- What is asked:
Write out the entire listing below exactly, with the pictures left out.

- Recorded information:

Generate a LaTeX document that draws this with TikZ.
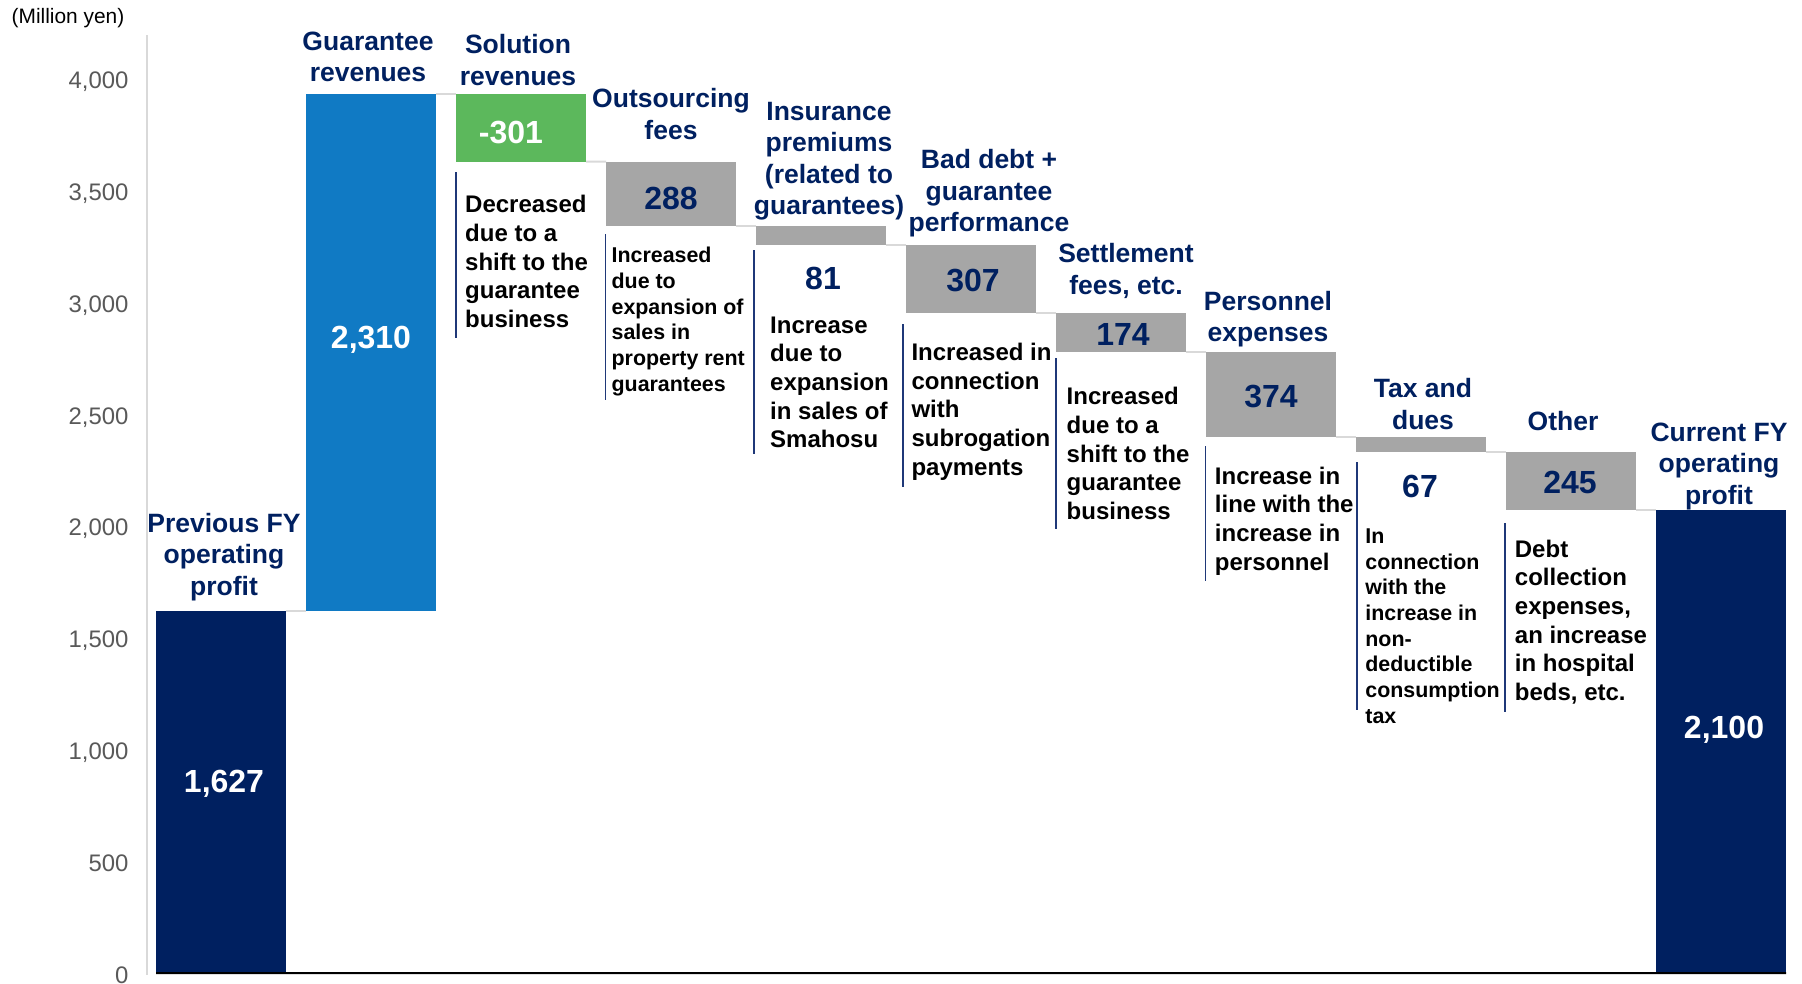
\documentclass[tikz,border=0pt]{standalone}
\usepackage{fontspec}
\setmainfont{Liberation Sans}
\definecolor{navy}{RGB}{0,32,96}
\definecolor{barblue}{RGB}{16,122,196}
\definecolor{bargreen}{RGB}{92,184,92}
\definecolor{bargray}{RGB}{166,166,166}
\definecolor{tickgray}{RGB}{89,89,89}
\definecolor{axisgray}{RGB}{217,217,217}
\definecolor{linknavy}{RGB}{31,56,120}
\begin{document}
\begin{tikzpicture}[x=1pt,y=-1pt,
  bar/.style={inner sep=0pt, outer sep=0pt, minimum width=130pt, anchor=north west},
  lab/.style={font=\fontsize{26.5}{31.5}\selectfont\bfseries, text=navy, align=center, inner sep=0pt},
  val/.style={font=\fontsize{32}{38}\selectfont\bfseries, inner sep=0pt, anchor=base},
  desc/.style={font=\fontsize{24}{28.7}\selectfont\bfseries, align=left, inner sep=0pt, anchor=west},
  descs/.style={font=\fontsize{21.4}{25.7}\selectfont\bfseries, align=left, inner sep=0pt, anchor=west},
  tick/.style={font=\fontsize{23.9}{28}\selectfont, text=tickgray, anchor=base east, inner sep=0pt},
  link/.style={draw=axisgray, line width=2pt},
  descmark/.style={draw=linknavy, line width=1.6pt}
]
\useasboundingbox (0,0) rectangle (1802,983);
\fill[white] (0,0) rectangle (1802,983);

% axis
\coordinate (axtop) at (147,35);
\coordinate (axbot) at (147,975);
\draw[draw=axisgray, line width=2pt] (axtop) -- (axbot);
\node[font=\fontsize{20.9}{25}\selectfont, anchor=west, inner sep=0pt] (unit) at (11.5,18.4) {(Million yen)};
\foreach \v/\t in {0/0,1/500,2/{1,000},3/{1,500},4/{2,000},5/{2,500},6/{3,000},7/{3,500},8/{4,000}}{
  \node[tick] (tk\v) at (128.7,{974.5-111.8*\v+8.6}) {\t};
}

% bars
\node[bar, fill=navy, minimum height=362.3pt] (b1) at (156,610.7) {};
\node[bar, fill=barblue, minimum height=516.5pt] (b2) at (306,94.2) {};
\node[bar, fill=bargreen, minimum height=67.3pt] (b3) at (456,94.2) {};
\node[bar, fill=bargray, minimum height=64.4pt] (b4) at (606,161.5) {};
\node[bar, fill=bargray, minimum height=18.6pt] (b5) at (756,225.9) {};
\node[bar, fill=bargray, minimum height=68.1pt] (b6) at (906,244.5) {};
\node[bar, fill=bargray, minimum height=39.0pt] (b7) at (1056,312.6) {};
\node[bar, fill=bargray, minimum height=84.9pt] (b8) at (1206,351.6) {};
\node[bar, fill=bargray, minimum height=15.0pt] (b9) at (1356,436.5) {};
\node[bar, fill=bargray, minimum height=58.5pt] (b10) at (1506,451.5) {};
\node[bar, fill=navy, minimum height=463pt] (b11) at (1656,510) {};

% connectors
\draw[link] (b1.north east) -- (b2.south west);
\draw[link] (b2.north east) -- (b3.north west);
\draw[link] (b3.south east) -- (b4.north west);
\draw[link] (b4.south east) -- (b5.north west);
\draw[link] (b5.south east) -- (b6.north west);
\draw[link] (b6.south east) -- (b7.north west);
\draw[link] (b7.south east) -- (b8.north west);
\draw[link] (b8.south east) -- (b9.north west);
\draw[link] (b9.south east) -- (b10.north west);
\draw[link] (b10.south east) -- (b11.north west);

% baseline
\draw[black, line width=2pt] (b1.south west) -- (b11.south east);

% category labels
\node[lab] (l1) at (224,557) {Previous FY\\operating\\profit};
\node[lab] (l2) at (368,57) {Guarantee\\revenues};
\node[lab] (l3) at (518,60) {Solution\\revenues};
\node[lab] (l4) at (671,114) {Outsourcing\\fees};
\node[lab] (l5) at (829,161) {Insurance\\premiums\\(related to\\guarantees)};
\node[lab] (l6) at (989,193.5) {Bad debt +\\guarantee\\performance};
\node[lab] (l7) at (1126,271) {Settlement\\fees, etc.};
\node[lab] (l8) at (1268,319) {Personnel\\expenses};
\node[lab] (l9) at (1423,404) {Tax and\\dues};
\node[lab] (l10) at (1563,421) {Other};
\node[lab] (l11) at (1719,466) {Current FY\\operating\\profit};

% values
\node[val, text=white] (v1) at (224,792.5) {1,627};
\node[val, text=white] (v2) at (371,348.5) {2,310};
\node[val, text=white] (v3) at (511,143.5) {-301};
\node[val, text=navy] (v4) at (671,209.5) {288};
\node[val, text=navy] (v5) at (823,289.5) {81};
\node[val, text=navy] (v6) at (973,291.5) {307};
\node[val, text=navy] (v7) at (1123,345.5) {174};
\node[val, text=navy] (v8) at (1271,407.5) {374};
\node[val, text=navy] (v9) at (1420,497.5) {67};
\node[val, text=navy] (v10) at (1570,493.5) {245};
\node[val, text=white] (v11) at (1724,738.5) {2,100};

% description markers
\draw[descmark] (456,172) -- (456,338);
\draw[descmark] (605.6,234) -- (605.6,400);
\draw[descmark] (754,250) -- (754,454);
\draw[descmark] (903,324) -- (903,487);
\draw[descmark] (1056,358) -- (1056,529);
\draw[descmark] (1205.5,446) -- (1205.5,581);
\draw[descmark] (1357,462) -- (1357,710);
\draw[descmark] (1505,523) -- (1505,712);

% descriptions
\node[desc] (d3) at (465,261.7) {Decreased\\due to a\\shift to the\\guarantee\\business};
\node[descs] (d4) at (611.4,321.5) {Increased\\due to\\expansion of\\sales in\\property rent\\guarantees};
\node[desc] (d5) at (770,382.4) {Increase\\due to\\expansion\\in sales of\\Smahosu};
\node[desc] (d6) at (911.3,411.7) {Increased in\\connection\\with\\subrogation\\payments};
\node[desc] (d7) at (1066.5,453.6) {Increased\\due to a\\shift to the\\guarantee\\business};
\node[desc] (d8) at (1214.7,520.9) {Increase in\\line with the\\increase in\\personnel};
\node[descs] (d9) at (1365.2,626) {In\\connection\\with the\\increase in\\non-\\deductible\\consumption\\tax};
\node[desc] (d10) at (1514.7,622) {Debt\\collection\\expenses,\\an increase\\in hospital\\beds, etc.};
\end{tikzpicture}
\end{document}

- Result for this task:
Generate a LaTeX document that draws this with TikZ.
\documentclass[tikz,border=0pt]{standalone}
\usepackage{fontspec}
\setmainfont{Liberation Sans}
\definecolor{navy}{RGB}{0,32,96}
\definecolor{barblue}{RGB}{16,122,196}
\definecolor{bargreen}{RGB}{92,184,92}
\definecolor{bargray}{RGB}{166,166,166}
\definecolor{tickgray}{RGB}{89,89,89}
\definecolor{axisgray}{RGB}{217,217,217}
\definecolor{linknavy}{RGB}{31,56,120}
\begin{document}
\begin{tikzpicture}[x=1pt,y=-1pt,
  bar/.style={inner sep=0pt, outer sep=0pt, minimum width=130pt, anchor=north west},
  lab/.style={font=\fontsize{26.5}{31.5}\selectfont\bfseries, text=navy, align=center, inner sep=0pt},
  val/.style={font=\fontsize{32}{38}\selectfont\bfseries, inner sep=0pt, anchor=base},
  desc/.style={font=\fontsize{24}{28.7}\selectfont\bfseries, align=left, inner sep=0pt, anchor=west},
  descs/.style={font=\fontsize{21.4}{25.7}\selectfont\bfseries, align=left, inner sep=0pt, anchor=west},
  tick/.style={font=\fontsize{23.9}{28}\selectfont, text=tickgray, anchor=base east, inner sep=0pt},
  link/.style={draw=axisgray, line width=2pt},
  descmark/.style={draw=linknavy, line width=1.6pt}
]
\useasboundingbox (0,0) rectangle (1802,983);
\fill[white] (0,0) rectangle (1802,983);

% axis
\coordinate (axtop) at (147,35);
\coordinate (axbot) at (147,975);
\draw[draw=axisgray, line width=2pt] (axtop) -- (axbot);
\node[font=\fontsize{20.9}{25}\selectfont, anchor=west, inner sep=0pt] (unit) at (11.5,18.4) {(Million yen)};
\foreach \v/\t in {0/0,1/500,2/{1,000},3/{1,500},4/{2,000},5/{2,500},6/{3,000},7/{3,500},8/{4,000}}{
  \node[tick] (tk\v) at (128.7,{974.5-111.8*\v+8.6}) {\t};
}

% bars
\node[bar, fill=navy, minimum height=362.3pt] (b1) at (156,610.7) {};
\node[bar, fill=barblue, minimum height=516.5pt] (b2) at (306,94.2) {};
\node[bar, fill=bargreen, minimum height=67.3pt] (b3) at (456,94.2) {};
\node[bar, fill=bargray, minimum height=64.4pt] (b4) at (606,161.5) {};
\node[bar, fill=bargray, minimum height=18.6pt] (b5) at (756,225.9) {};
\node[bar, fill=bargray, minimum height=68.1pt] (b6) at (906,244.5) {};
\node[bar, fill=bargray, minimum height=39.0pt] (b7) at (1056,312.6) {};
\node[bar, fill=bargray, minimum height=84.9pt] (b8) at (1206,351.6) {};
\node[bar, fill=bargray, minimum height=15.0pt] (b9) at (1356,436.5) {};
\node[bar, fill=bargray, minimum height=58.5pt] (b10) at (1506,451.5) {};
\node[bar, fill=navy, minimum height=463pt] (b11) at (1656,510) {};

% connectors
\draw[link] (b1.north east) -- (b2.south west);
\draw[link] (b2.north east) -- (b3.north west);
\draw[link] (b3.south east) -- (b4.north west);
\draw[link] (b4.south east) -- (b5.north west);
\draw[link] (b5.south east) -- (b6.north west);
\draw[link] (b6.south east) -- (b7.north west);
\draw[link] (b7.south east) -- (b8.north west);
\draw[link] (b8.south east) -- (b9.north west);
\draw[link] (b9.south east) -- (b10.north west);
\draw[link] (b10.south east) -- (b11.north west);

% baseline
\draw[black, line width=2pt] (b1.south west) -- (b11.south east);

% category labels
\node[lab] (l1) at (224,557) {Previous FY\\operating\\profit};
\node[lab] (l2) at (368,57) {Guarantee\\revenues};
\node[lab] (l3) at (518,60) {Solution\\revenues};
\node[lab] (l4) at (671,114) {Outsourcing\\fees};
\node[lab] (l5) at (829,161) {Insurance\\premiums\\(related to\\guarantees)};
\node[lab] (l6) at (989,193.5) {Bad debt +\\guarantee\\performance};
\node[lab] (l7) at (1126,271) {Settlement\\fees, etc.};
\node[lab] (l8) at (1268,319) {Personnel\\expenses};
\node[lab] (l9) at (1423,404) {Tax and\\dues};
\node[lab] (l10) at (1563,421) {Other};
\node[lab] (l11) at (1719,466) {Current FY\\operating\\profit};

% values
\node[val, text=white] (v1) at (224,792.5) {1,627};
\node[val, text=white] (v2) at (371,348.5) {2,310};
\node[val, text=white] (v3) at (511,143.5) {-301};
\node[val, text=navy] (v4) at (671,209.5) {288};
\node[val, text=navy] (v5) at (823,289.5) {81};
\node[val, text=navy] (v6) at (973,291.5) {307};
\node[val, text=navy] (v7) at (1123,345.5) {174};
\node[val, text=navy] (v8) at (1271,407.5) {374};
\node[val, text=navy] (v9) at (1420,497.5) {67};
\node[val, text=navy] (v10) at (1570,493.5) {245};
\node[val, text=white] (v11) at (1724,738.5) {2,100};

% description markers
\draw[descmark] (456,172) -- (456,338);
\draw[descmark] (605.6,234) -- (605.6,400);
\draw[descmark] (754,250) -- (754,454);
\draw[descmark] (903,324) -- (903,487);
\draw[descmark] (1056,358) -- (1056,529);
\draw[descmark] (1205.5,446) -- (1205.5,581);
\draw[descmark] (1357,462) -- (1357,710);
\draw[descmark] (1505,523) -- (1505,712);

% descriptions
\node[desc] (d3) at (465,261.7) {Decreased\\due to a\\shift to the\\guarantee\\business};
\node[descs] (d4) at (611.4,321.5) {Increased\\due to\\expansion of\\sales in\\property rent\\guarantees};
\node[desc] (d5) at (770,382.4) {Increase\\due to\\expansion\\in sales of\\Smahosu};
\node[desc] (d6) at (911.3,411.7) {Increased in\\connection\\with\\subrogation\\payments};
\node[desc] (d7) at (1066.5,453.6) {Increased\\due to a\\shift to the\\guarantee\\business};
\node[desc] (d8) at (1214.7,520.9) {Increase in\\line with the\\increase in\\personnel};
\node[descs] (d9) at (1365.2,626) {In\\connection\\with the\\increase in\\non-\\deductible\\consumption\\tax};
\node[desc] (d10) at (1514.7,622) {Debt\\collection\\expenses,\\an increase\\in hospital\\beds, etc.};
\end{tikzpicture}
\end{document}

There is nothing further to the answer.